* [Given problem]: Write out each line of the listing as it stands, without the images.

━━ Data segment ━━

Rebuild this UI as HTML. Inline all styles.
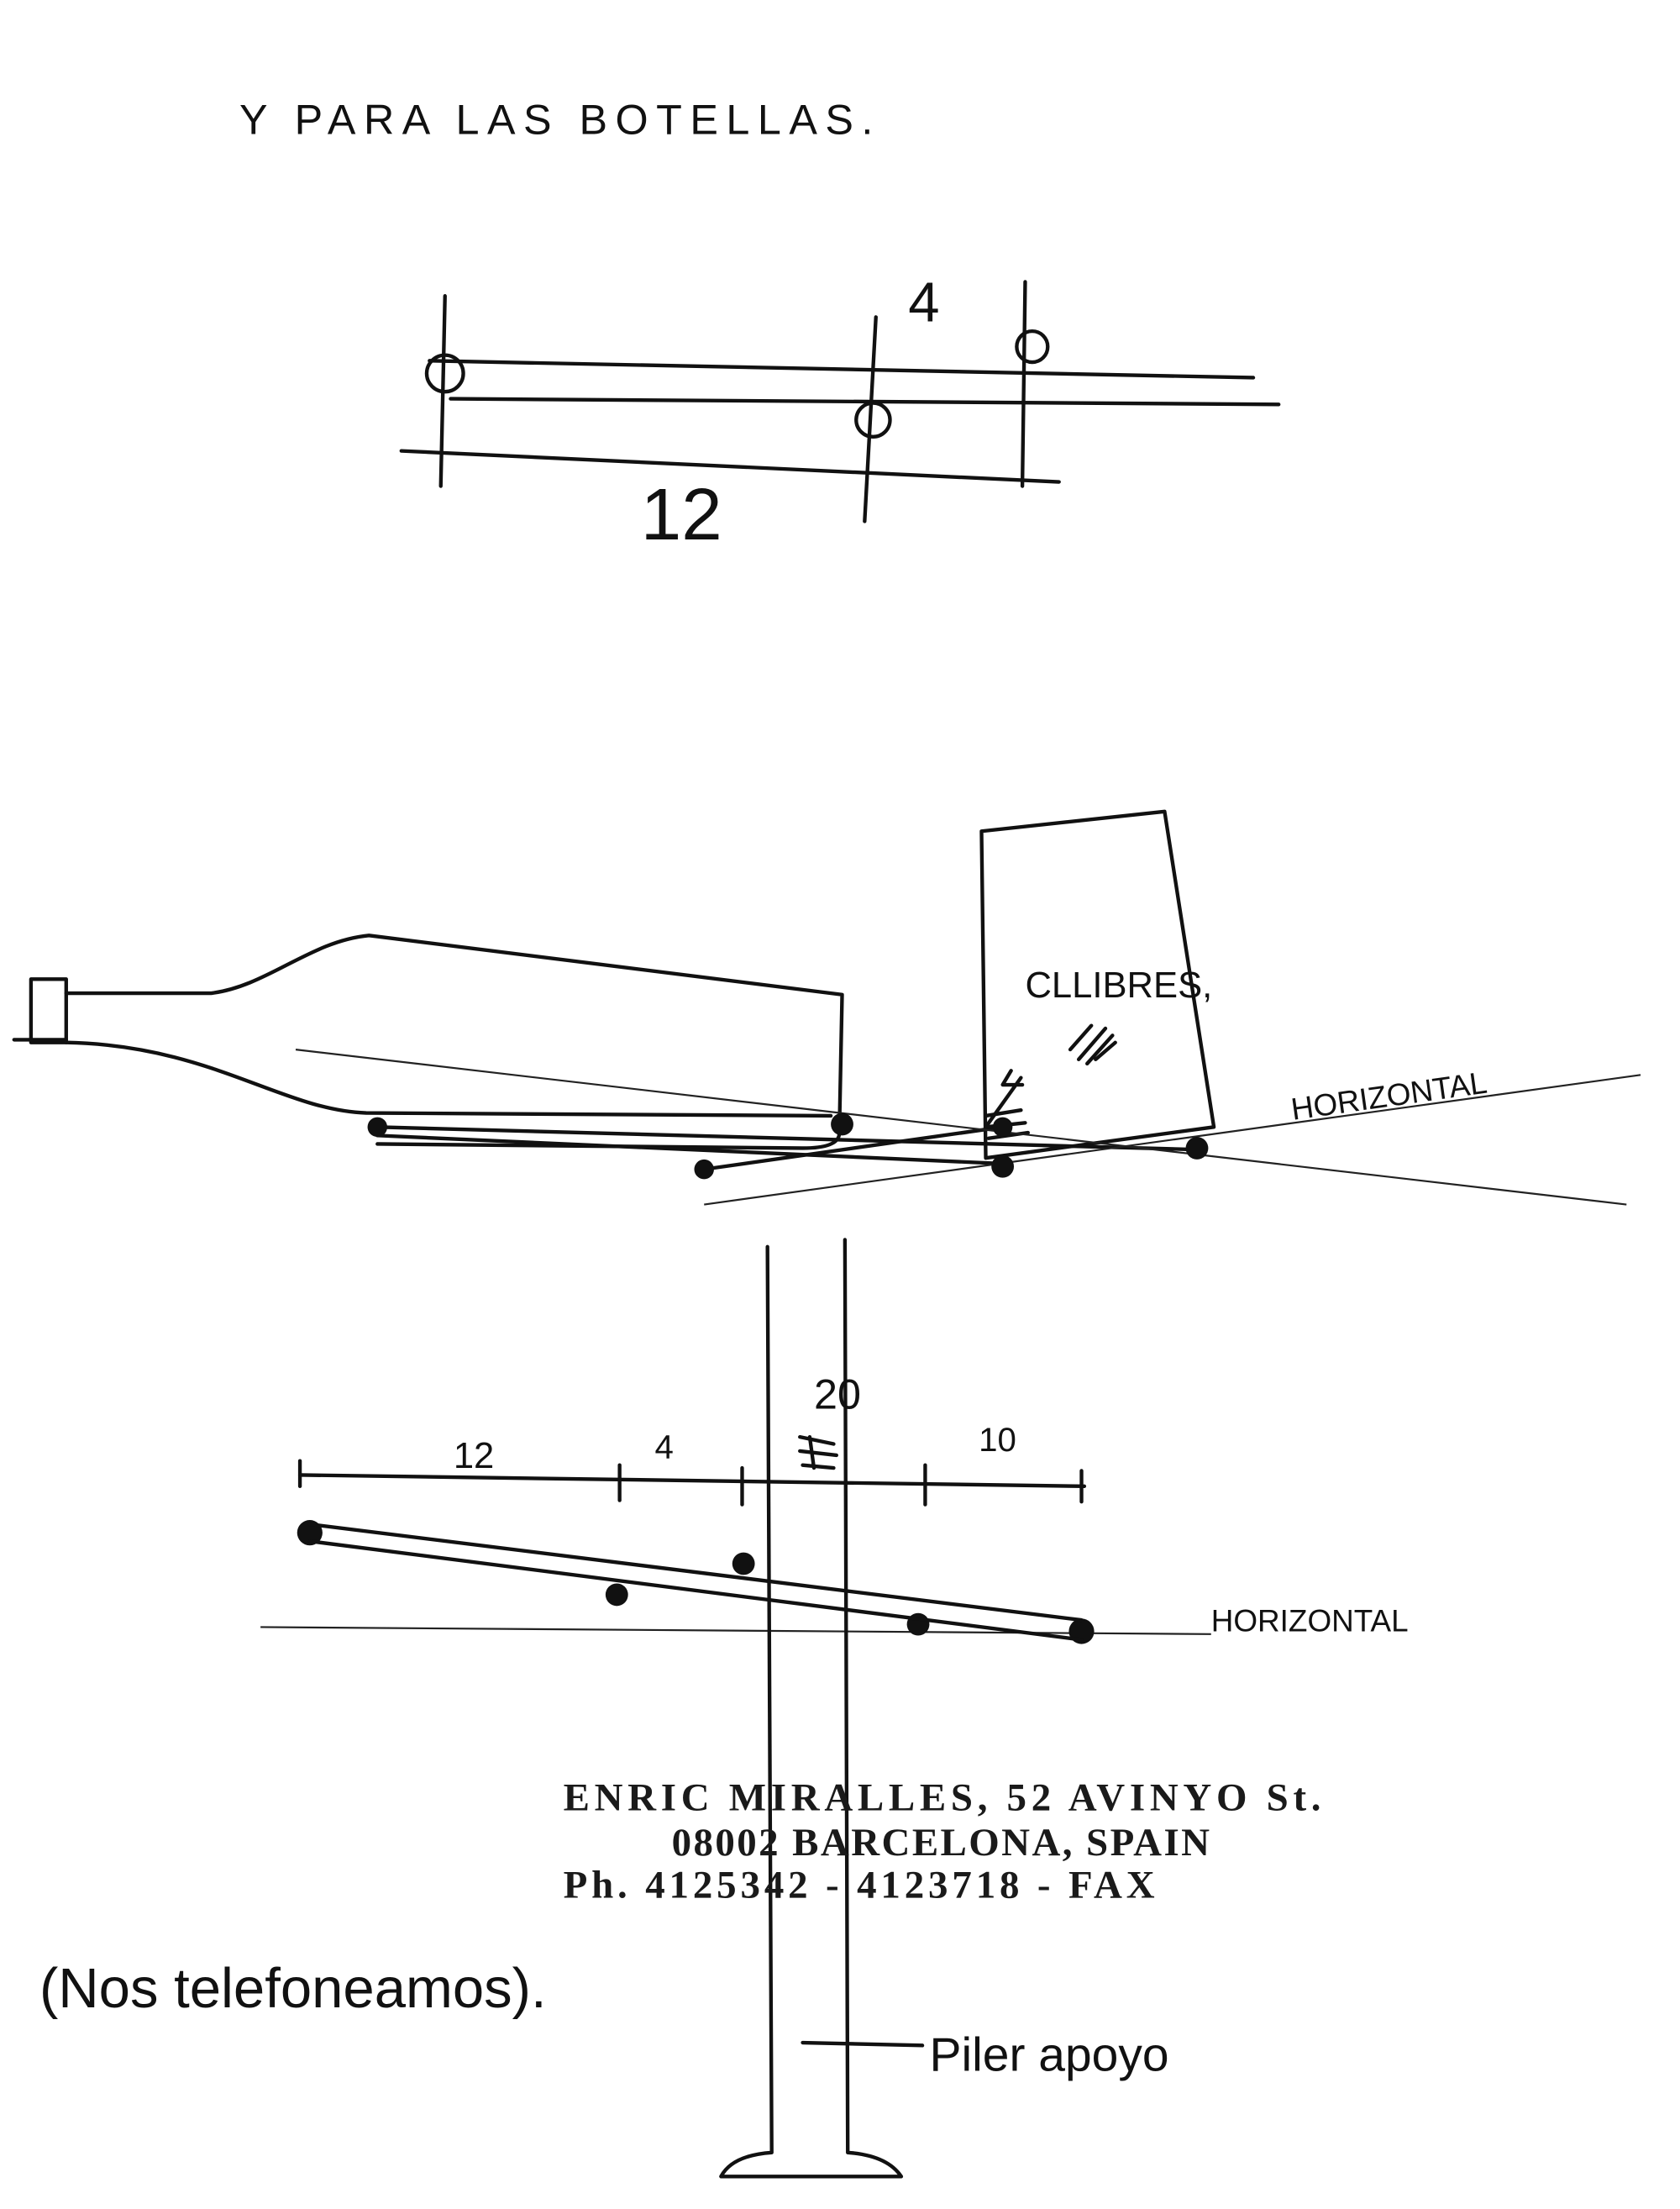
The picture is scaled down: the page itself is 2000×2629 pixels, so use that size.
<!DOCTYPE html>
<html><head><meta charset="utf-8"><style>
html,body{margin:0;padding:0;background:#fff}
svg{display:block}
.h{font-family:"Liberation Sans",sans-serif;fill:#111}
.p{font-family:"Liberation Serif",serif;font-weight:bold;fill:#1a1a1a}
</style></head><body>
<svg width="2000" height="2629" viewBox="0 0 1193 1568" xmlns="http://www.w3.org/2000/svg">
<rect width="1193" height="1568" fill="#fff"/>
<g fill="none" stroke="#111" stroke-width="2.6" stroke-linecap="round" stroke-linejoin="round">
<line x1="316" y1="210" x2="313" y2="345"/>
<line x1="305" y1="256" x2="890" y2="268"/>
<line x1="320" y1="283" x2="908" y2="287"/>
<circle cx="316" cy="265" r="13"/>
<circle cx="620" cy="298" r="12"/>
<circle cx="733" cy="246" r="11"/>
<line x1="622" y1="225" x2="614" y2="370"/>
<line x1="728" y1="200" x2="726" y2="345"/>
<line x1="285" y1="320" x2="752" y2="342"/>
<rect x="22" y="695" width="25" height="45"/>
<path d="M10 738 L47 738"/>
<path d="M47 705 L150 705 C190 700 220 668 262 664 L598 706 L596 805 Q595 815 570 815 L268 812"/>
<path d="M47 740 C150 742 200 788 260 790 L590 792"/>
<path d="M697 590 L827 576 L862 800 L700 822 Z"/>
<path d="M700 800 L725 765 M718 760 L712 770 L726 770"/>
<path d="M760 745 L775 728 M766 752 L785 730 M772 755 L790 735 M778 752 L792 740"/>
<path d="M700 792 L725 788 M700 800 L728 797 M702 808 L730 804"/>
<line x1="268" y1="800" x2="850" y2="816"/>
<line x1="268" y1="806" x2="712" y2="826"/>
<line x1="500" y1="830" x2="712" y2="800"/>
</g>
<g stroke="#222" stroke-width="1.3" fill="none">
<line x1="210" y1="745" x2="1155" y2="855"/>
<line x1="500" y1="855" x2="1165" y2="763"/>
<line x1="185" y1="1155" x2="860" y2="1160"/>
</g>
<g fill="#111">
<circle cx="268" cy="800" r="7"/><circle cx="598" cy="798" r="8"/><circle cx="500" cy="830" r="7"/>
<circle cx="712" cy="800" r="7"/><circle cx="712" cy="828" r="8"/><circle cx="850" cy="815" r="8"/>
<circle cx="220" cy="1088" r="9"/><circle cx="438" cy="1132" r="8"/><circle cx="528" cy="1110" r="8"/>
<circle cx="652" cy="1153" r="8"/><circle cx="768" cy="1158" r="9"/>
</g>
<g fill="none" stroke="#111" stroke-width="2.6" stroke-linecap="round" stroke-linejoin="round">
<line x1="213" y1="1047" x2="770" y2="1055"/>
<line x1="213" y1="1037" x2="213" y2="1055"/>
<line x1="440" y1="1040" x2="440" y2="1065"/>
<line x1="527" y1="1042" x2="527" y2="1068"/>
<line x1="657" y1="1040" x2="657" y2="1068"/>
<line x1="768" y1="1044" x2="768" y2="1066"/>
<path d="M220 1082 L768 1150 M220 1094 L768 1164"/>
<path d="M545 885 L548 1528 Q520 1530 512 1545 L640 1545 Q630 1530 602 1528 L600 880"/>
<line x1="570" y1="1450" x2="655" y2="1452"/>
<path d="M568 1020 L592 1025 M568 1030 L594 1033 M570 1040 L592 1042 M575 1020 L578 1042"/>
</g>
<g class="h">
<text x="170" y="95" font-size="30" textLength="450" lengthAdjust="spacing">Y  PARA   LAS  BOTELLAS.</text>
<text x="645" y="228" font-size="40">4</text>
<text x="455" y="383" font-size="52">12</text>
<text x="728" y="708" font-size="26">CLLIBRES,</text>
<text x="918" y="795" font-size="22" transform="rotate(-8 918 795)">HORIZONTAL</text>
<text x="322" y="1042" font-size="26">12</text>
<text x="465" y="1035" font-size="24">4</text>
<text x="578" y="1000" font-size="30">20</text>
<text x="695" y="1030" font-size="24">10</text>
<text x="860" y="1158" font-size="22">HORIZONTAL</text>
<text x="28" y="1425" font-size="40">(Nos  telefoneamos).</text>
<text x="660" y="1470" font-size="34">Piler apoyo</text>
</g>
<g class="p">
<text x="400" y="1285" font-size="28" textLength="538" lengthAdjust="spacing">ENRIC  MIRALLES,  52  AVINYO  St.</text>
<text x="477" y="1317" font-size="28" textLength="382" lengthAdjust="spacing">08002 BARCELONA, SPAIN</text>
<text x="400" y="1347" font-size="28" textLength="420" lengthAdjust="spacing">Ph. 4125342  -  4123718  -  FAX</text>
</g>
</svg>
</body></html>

━━━

* [Written response]:
Rebuild this UI as HTML. Inline all styles.
The picture is scaled down: the page itself is 2000×2629 pixels, so use that size.
<!DOCTYPE html>
<html><head><meta charset="utf-8"><style>
html,body{margin:0;padding:0;background:#fff}
svg{display:block}
.h{font-family:"Liberation Sans",sans-serif;fill:#111}
.p{font-family:"Liberation Serif",serif;font-weight:bold;fill:#1a1a1a}
</style></head><body>
<svg width="2000" height="2629" viewBox="0 0 1193 1568" xmlns="http://www.w3.org/2000/svg">
<rect width="1193" height="1568" fill="#fff"/>
<g fill="none" stroke="#111" stroke-width="2.6" stroke-linecap="round" stroke-linejoin="round">
<line x1="316" y1="210" x2="313" y2="345"/>
<line x1="305" y1="256" x2="890" y2="268"/>
<line x1="320" y1="283" x2="908" y2="287"/>
<circle cx="316" cy="265" r="13"/>
<circle cx="620" cy="298" r="12"/>
<circle cx="733" cy="246" r="11"/>
<line x1="622" y1="225" x2="614" y2="370"/>
<line x1="728" y1="200" x2="726" y2="345"/>
<line x1="285" y1="320" x2="752" y2="342"/>
<rect x="22" y="695" width="25" height="45"/>
<path d="M10 738 L47 738"/>
<path d="M47 705 L150 705 C190 700 220 668 262 664 L598 706 L596 805 Q595 815 570 815 L268 812"/>
<path d="M47 740 C150 742 200 788 260 790 L590 792"/>
<path d="M697 590 L827 576 L862 800 L700 822 Z"/>
<path d="M700 800 L725 765 M718 760 L712 770 L726 770"/>
<path d="M760 745 L775 728 M766 752 L785 730 M772 755 L790 735 M778 752 L792 740"/>
<path d="M700 792 L725 788 M700 800 L728 797 M702 808 L730 804"/>
<line x1="268" y1="800" x2="850" y2="816"/>
<line x1="268" y1="806" x2="712" y2="826"/>
<line x1="500" y1="830" x2="712" y2="800"/>
</g>
<g stroke="#222" stroke-width="1.3" fill="none">
<line x1="210" y1="745" x2="1155" y2="855"/>
<line x1="500" y1="855" x2="1165" y2="763"/>
<line x1="185" y1="1155" x2="860" y2="1160"/>
</g>
<g fill="#111">
<circle cx="268" cy="800" r="7"/><circle cx="598" cy="798" r="8"/><circle cx="500" cy="830" r="7"/>
<circle cx="712" cy="800" r="7"/><circle cx="712" cy="828" r="8"/><circle cx="850" cy="815" r="8"/>
<circle cx="220" cy="1088" r="9"/><circle cx="438" cy="1132" r="8"/><circle cx="528" cy="1110" r="8"/>
<circle cx="652" cy="1153" r="8"/><circle cx="768" cy="1158" r="9"/>
</g>
<g fill="none" stroke="#111" stroke-width="2.6" stroke-linecap="round" stroke-linejoin="round">
<line x1="213" y1="1047" x2="770" y2="1055"/>
<line x1="213" y1="1037" x2="213" y2="1055"/>
<line x1="440" y1="1040" x2="440" y2="1065"/>
<line x1="527" y1="1042" x2="527" y2="1068"/>
<line x1="657" y1="1040" x2="657" y2="1068"/>
<line x1="768" y1="1044" x2="768" y2="1066"/>
<path d="M220 1082 L768 1150 M220 1094 L768 1164"/>
<path d="M545 885 L548 1528 Q520 1530 512 1545 L640 1545 Q630 1530 602 1528 L600 880"/>
<line x1="570" y1="1450" x2="655" y2="1452"/>
<path d="M568 1020 L592 1025 M568 1030 L594 1033 M570 1040 L592 1042 M575 1020 L578 1042"/>
</g>
<g class="h">
<text x="170" y="95" font-size="30" textLength="450" lengthAdjust="spacing">Y  PARA   LAS  BOTELLAS.</text>
<text x="645" y="228" font-size="40">4</text>
<text x="455" y="383" font-size="52">12</text>
<text x="728" y="708" font-size="26">CLLIBRES,</text>
<text x="918" y="795" font-size="22" transform="rotate(-8 918 795)">HORIZONTAL</text>
<text x="322" y="1042" font-size="26">12</text>
<text x="465" y="1035" font-size="24">4</text>
<text x="578" y="1000" font-size="30">20</text>
<text x="695" y="1030" font-size="24">10</text>
<text x="860" y="1158" font-size="22">HORIZONTAL</text>
<text x="28" y="1425" font-size="40">(Nos  telefoneamos).</text>
<text x="660" y="1470" font-size="34">Piler apoyo</text>
</g>
<g class="p">
<text x="400" y="1285" font-size="28" textLength="538" lengthAdjust="spacing">ENRIC  MIRALLES,  52  AVINYO  St.</text>
<text x="477" y="1317" font-size="28" textLength="382" lengthAdjust="spacing">08002 BARCELONA, SPAIN</text>
<text x="400" y="1347" font-size="28" textLength="420" lengthAdjust="spacing">Ph. 4125342  -  4123718  -  FAX</text>
</g>
</svg>
</body></html>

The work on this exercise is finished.